Lessons from Kimbal Musk

From Kimbal’s journey, we can draw several actionable principles:

  1. Purpose matters as much as profit. Business can — and perhaps should — serve a mission that transcends the bottom line.

  2. Start local, think systemic. Begin by impacting your immediate community; over time, these models can scale outward.

  3. Be transparent. Remove opacity in systems (especially around food or health) so people can make informed choices.

  4. Embrace reinvention. A shift in direction (e.g. from tech to food) is not failure, but evolution.

  5. Use adversity as catalysis.
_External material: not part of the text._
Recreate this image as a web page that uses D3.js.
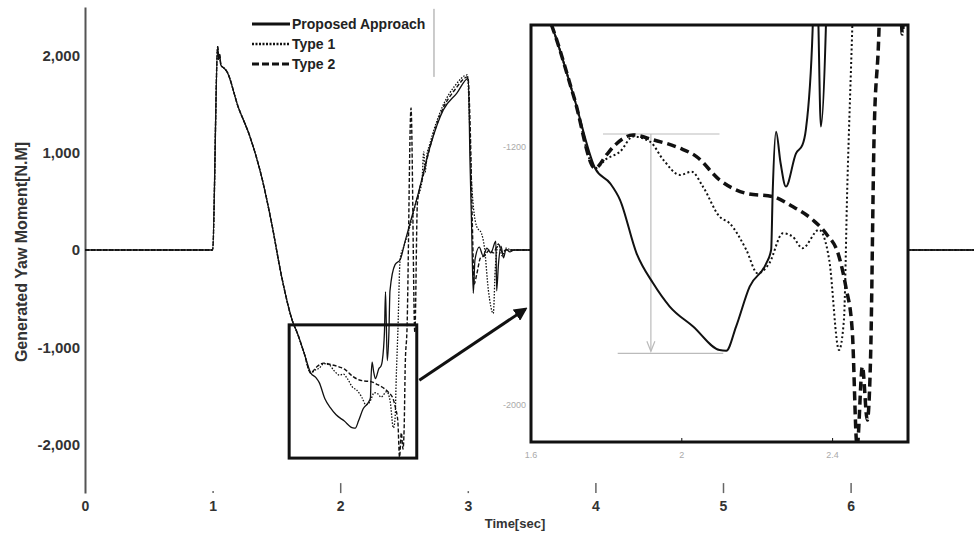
<!DOCTYPE html>
<html>
<head>
<meta charset="utf-8">
<script src="https://cdn.jsdelivr.net/npm/d3@7"></script>
<style>
  body { margin: 0; background: #fff; }
  text { font-family: "Liberation Sans", Arial, sans-serif; }
</style>
</head>
<body>
<script>
// time [sec], yaw moment [N.M] -- shared part of all three runs
var commonPart = [[0,0],[1.0,0],[1.04,2090],[1.048,1960],[1.055,2010],[1.065,1900],[1.09,1870],[1.11,1840],
  [1.20,1474],[1.293,1165],[1.384,754],[1.463,274],[1.541,-274],[1.632,-754],[1.66,-840],[1.715,-1050],[1.77,-1266]];

var proposedTail = [[1.81,-1313],[1.836,-1364],[1.88,-1530],[1.924,-1623],[1.968,-1695],[2.03,-1757],[2.10,-1830],
  [2.118,-1832],[2.144,-1757],[2.18,-1633],[2.224,-1561],[2.237,-1519],[2.241,-1344],[2.25,-1153],[2.262,-1250],
  [2.276,-1323],[2.303,-1220],[2.32,-1194],[2.329,-1147],[2.347,-837],[2.355,-430],[2.362,-800],[2.369,-1137],
  [2.382,-837],[2.39,-420],[2.43,-150],[2.47,-100],[2.508,86],[2.547,274],[2.612,583],[2.704,1062],[2.808,1440],
  [2.913,1611],[3.004,1765],[3.017,925],[3.03,240],[3.043,-445],[3.056,-103],[3.09,30],[3.12,-60],[3.15,20],
  [3.18,-30],[3.22,90],[3.226,-420],[3.24,-150],[3.26,40],[3.28,-80],[3.30,10],[3.33,-20],[3.36,0],[7,0]];

var type1Tail = [[1.80,-1237],[1.836,-1215],[1.871,-1168],[1.916,-1184],[1.951,-1240],[1.995,-1287],[2.026,-1277],
  [2.056,-1323],[2.10,-1416],[2.127,-1437],[2.171,-1519],[2.201,-1592],[2.232,-1561],[2.268,-1468],[2.294,-1478],
  [2.32,-1514],[2.364,-1457],[2.391,-1550],[2.417,-1830],[2.43,-1737],[2.439,-1323],[2.452,-837],[2.47,-90],
  [2.50,40],[2.55,260],[2.60,520],[2.64,700],[2.655,1010],[2.665,800],[2.68,980],[2.70,1080],[2.80,1470],
  [2.90,1690],[2.996,1800],[3.03,685],[3.07,240],[3.107,171],[3.13,30],[3.161,-411],[3.20,-651],[3.215,-200],
  [3.24,60],[3.27,-60],[3.30,20],[3.34,0],[7,0]];

var type2Tail = [[1.80,-1225],[1.819,-1199],[1.871,-1163],[1.924,-1178],[1.995,-1204],[2.039,-1230],[2.10,-1302],
  [2.171,-1344],[2.241,-1354],[2.294,-1385],[2.347,-1426],[2.382,-1468],[2.417,-1540],[2.435,-1633],[2.452,-1767],
  [2.465,-2130],[2.479,-1881],[2.492,-2047],[2.501,-1840],[2.51,-1168],[2.523,-837],[2.555,1460],[2.585,-850],
  [2.605,480],[2.65,760],[2.70,1040],[2.80,1440],[2.90,1650],[3.00,1780],[3.02,1200],[3.035,300],[3.05,-350],
  [3.07,-250],[3.10,-80],[3.13,-60],[3.17,0],[3.20,-30],[3.24,60],[3.27,-20],[3.30,0],[7,0]];

var seriesNames = ["Proposed Approach", "Type 1", "Type 2"];
var xTicks = [0, 1, 2, 3, 4, 5, 6];
var yTicks = [-2000, -1000, 0, 1000, 2000];
var insetXTicks = [1.6, 2, 2.4];
var insetYTicks = [-1200, -2000];
var zoomTime = [1.6, 2.6];          // zoom window in main chart
var zoomMoment = [-2140, -770];
var insetMoment = [-2115, -822];     // inset y range
var dropLevels = [-1160, -1840];     // gray annotation in inset
var dropTimes = [1.791, 2.10, 1.918, 1.83, 2.11];

const canvWidth = 974, canvHeight = 535;

var svg = d3.select("body").append("svg")
    .attr("width", canvWidth)
    .attr("height", canvHeight);

var xScale = d3.scaleLinear().domain([0, 7]).range([85, 85 + 7 * 127.6]);
var yScale = d3.scaleLinear().domain([-2500, 2500]).range([493.1, 6.9]);

var ixScale = d3.scaleLinear().domain(zoomTime).range([531, 908]);
var iyScale = d3.scaleLinear().domain(insetMoment).range([442, 25]);

var series = [
    {name: seriesNames[0], data: commonPart.concat(proposedTail), dash: null, mainW: 1.3, insetW: 2, insetDash: null},
    {name: seriesNames[1], data: commonPart.concat(type1Tail), dash: "1.5,1.5", mainW: 1.3, insetW: 2, insetDash: "2,2.5"},
    {name: seriesNames[2], data: commonPart.concat(type2Tail), dash: "4,2", mainW: 1.4, insetW: 3.5, insetDash: "9,5"}
];

var fmt = function (d) { return d3.format(",")(d).replace("\u2212", "-"); };

// y axis
var yAxisG = svg.append("g")
    .attr("transform", "translate(" + xScale(0) + ",0)")
    .call(d3.axisLeft(yScale).tickValues(yTicks).tickSize(0).tickPadding(5).tickFormat(fmt));
yAxisG.select(".domain").attr("stroke", "#555").attr("stroke-width", 2);
yAxisG.selectAll("text")
    .attr("font-size", "15px").attr("font-weight", "bold").attr("fill", "#333");

// x axis (no base line, ticks point up)
var xAxisG = svg.append("g")
    .attr("transform", "translate(0," + yScale(-2500) + ")")
    .call(d3.axisBottom(xScale).tickValues(xTicks).tickSize(-10).tickPadding(8).tickFormat(d3.format("d")));
xAxisG.select(".domain").remove();
xAxisG.selectAll(".tick line").attr("stroke", "#666").attr("stroke-width", 1.5)
    .attr("y2", d => (d == 1 || d == 3) ? -2 : -10);
xAxisG.selectAll(".tick").filter(d => d == 0).select("line").remove();
xAxisG.selectAll("text")
    .attr("font-size", "14px").attr("font-weight", "bold").attr("fill", "#333");

svg.append("text")
    .attr("transform", "rotate(-90)")
    .attr("x", -252).attr("y", 27)
    .attr("text-anchor", "middle")
    .attr("font-size", "16px").attr("font-weight", "bold").attr("fill", "#333")
    .text("Generated Yaw Moment[N.M]");

svg.append("text")
    .attr("x", 515).attr("y", 528)
    .attr("text-anchor", "middle")
    .attr("font-size", "13px").attr("font-weight", "bold").attr("fill", "#333")
    .text("Time[sec]");

// main curves
var mainLine = d3.line()
    .x(d => xScale(d[0]))
    .y(d => yScale(d[1]))
    .curve(d3.curveMonotoneX);

svg.append("g").selectAll("path")
    .data(series).enter()
    .append("path")
    .attr("d", d => mainLine(d.data))
    .attr("fill", "none")
    .attr("stroke", "#111")
    .attr("stroke-width", d => d.mainW)
    .attr("stroke-dasharray", d => d.dash);

// gray marker near legend
svg.append("line")
    .attr("x1", xScale(2.735)).attr("x2", xScale(2.735))
    .attr("y1", yScale(2480)).attr("y2", yScale(1780))
    .attr("stroke", "#999").attr("stroke-width", 1);

// legend
var legend = svg.append("g");
var legendY = [24, 44, 64];
var legendStyle = [{w: 3, dash: null}, {w: 2.5, dash: "2,1.5"}, {w: 3, dash: "7,3"}];
series.forEach(function (s, i) {
    legend.append("line")
        .attr("x1", 252).attr("x2", 290)
        .attr("y1", legendY[i]).attr("y2", legendY[i])
        .attr("stroke", "#111")
        .attr("stroke-width", legendStyle[i].w)
        .attr("stroke-dasharray", legendStyle[i].dash);
    legend.append("text")
        .attr("x", 292).attr("y", legendY[i]).attr("dy", "0.35em")
        .attr("font-size", "14px").attr("font-weight", "bold").attr("fill", "#222")
        .text(s.name);
});

// zoom window on main chart
svg.append("rect")
    .attr("x", xScale(zoomTime[0])).attr("y", yScale(zoomMoment[1]))
    .attr("width", xScale(zoomTime[1]) - xScale(zoomTime[0]))
    .attr("height", yScale(zoomMoment[0]) - yScale(zoomMoment[1]))
    .attr("fill", "none").attr("stroke", "#111").attr("stroke-width", 3);

// arrow to inset
var defs = svg.append("defs");
defs.append("marker")
    .attr("id", "bigArrow")
    .attr("viewBox", "0 0 10 10")
    .attr("refX", 8).attr("refY", 5)
    .attr("markerWidth", 4.5).attr("markerHeight", 4.5)
    .attr("markerUnits", "strokeWidth")
    .attr("orient", "auto")
    .append("path").attr("d", "M0,0L10,5L0,10Z").attr("fill", "#111");

svg.append("line")
    .attr("x1", xScale(2.62)).attr("y1", yScale(-1340))
    .attr("x2", ixScale(1.585)).attr("y2", iyScale(-1703))
    .attr("stroke", "#111").attr("stroke-width", 3)
    .attr("marker-end", "url(#bigArrow)");

// inset
var inset = svg.append("g");
defs.append("clipPath").attr("id", "insetClip")
    .append("rect")
    .attr("x", ixScale(zoomTime[0])).attr("y", iyScale(insetMoment[1]))
    .attr("width", ixScale(zoomTime[1]) - ixScale(zoomTime[0]))
    .attr("height", iyScale(insetMoment[0]) - iyScale(insetMoment[1]));

inset.append("rect")
    .attr("x", ixScale(zoomTime[0])).attr("y", iyScale(insetMoment[1]))
    .attr("width", ixScale(zoomTime[1]) - ixScale(zoomTime[0]))
    .attr("height", iyScale(insetMoment[0]) - iyScale(insetMoment[1]))
    .attr("fill", "#fff");

// gray drop annotation
var gray = inset.append("g").attr("stroke", "#bbb").attr("stroke-width", 1.2).attr("fill", "none");
gray.append("line")
    .attr("x1", ixScale(dropTimes[0])).attr("x2", ixScale(dropTimes[1]))
    .attr("y1", iyScale(dropLevels[0])).attr("y2", iyScale(dropLevels[0]));
gray.append("line")
    .attr("x1", ixScale(dropTimes[3])).attr("x2", ixScale(dropTimes[4]))
    .attr("y1", iyScale(dropLevels[1])).attr("y2", iyScale(dropLevels[1]));
gray.append("line")
    .attr("x1", ixScale(dropTimes[2])).attr("x2", ixScale(dropTimes[2]))
    .attr("y1", iyScale(dropLevels[0])).attr("y2", iyScale(dropLevels[1]) - 2);
gray.append("path")
    .attr("d", "M" + (ixScale(dropTimes[2]) - 4) + "," + (iyScale(dropLevels[1]) - 12) +
        "L" + ixScale(dropTimes[2]) + "," + (iyScale(dropLevels[1]) - 2) +
        "L" + (ixScale(dropTimes[2]) + 4) + "," + (iyScale(dropLevels[1]) - 12));

var insetLine = d3.line()
    .x(d => ixScale(d[0]))
    .y(d => iyScale(d[1]))
    .curve(d3.curveMonotoneX);

inset.append("g").attr("clip-path", "url(#insetClip)")
    .selectAll("path")
    .data(series).enter()
    .append("path")
    .attr("d", d => insetLine(d.data.filter(p => p[0] > 1.5 && p[0] < 2.7)))
    .attr("fill", "none")
    .attr("stroke", "#111")
    .attr("stroke-width", d => d.insetW)
    .attr("stroke-dasharray", d => d.insetDash);

// inset ticks
inset.selectAll(".ixt")
    .data(insetXTicks.filter(d => d > 1.6)).enter()
    .append("line")
    .attr("x1", d => ixScale(d)).attr("x2", d => ixScale(d))
    .attr("y1", iyScale(insetMoment[0])).attr("y2", iyScale(insetMoment[0]) - 4)
    .attr("stroke", "#111").attr("stroke-width", 1);

inset.selectAll(".ixl")
    .data(insetXTicks).enter()
    .append("text")
    .attr("x", d => ixScale(d)).attr("y", iyScale(insetMoment[0]) + 16)
    .attr("text-anchor", "middle")
    .attr("font-size", "9px").attr("fill", "#aaa")
    .text(d => d);

inset.selectAll(".iyl")
    .data(insetYTicks).enter()
    .append("text")
    .attr("x", ixScale(zoomTime[0]) - 5).attr("y", d => iyScale(d)).attr("dy", "0.35em")
    .attr("text-anchor", "end")
    .attr("font-size", "9px").attr("fill", "#aaa")
    .text(d => d);

inset.append("rect")
    .attr("x", ixScale(zoomTime[0])).attr("y", iyScale(insetMoment[1]))
    .attr("width", ixScale(zoomTime[1]) - ixScale(zoomTime[0]))
    .attr("height", iyScale(insetMoment[0]) - iyScale(insetMoment[1]))
    .attr("fill", "none").attr("stroke", "#111").attr("stroke-width", 3);
</script>
</body>
</html>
Life’s challenges — like his neck injury — can be turning points, not endpoints.

  6. Collaborate across sectors. His work spans food, education, tech, events — showing that cross-disciplinary ventures often yield innovation.

Conclusion

Kimbal Musk may not always dominate headlines the way his brother Elon does — but his influence is quietly powerful. By centering his work on food, health, community, and systems change, he demonstrates a different kind of boldness: one rooted in care, persistence, and vision.

He challenges us to think: How might our next meal, backyard, or neighborhood become part of a movement toward better systems?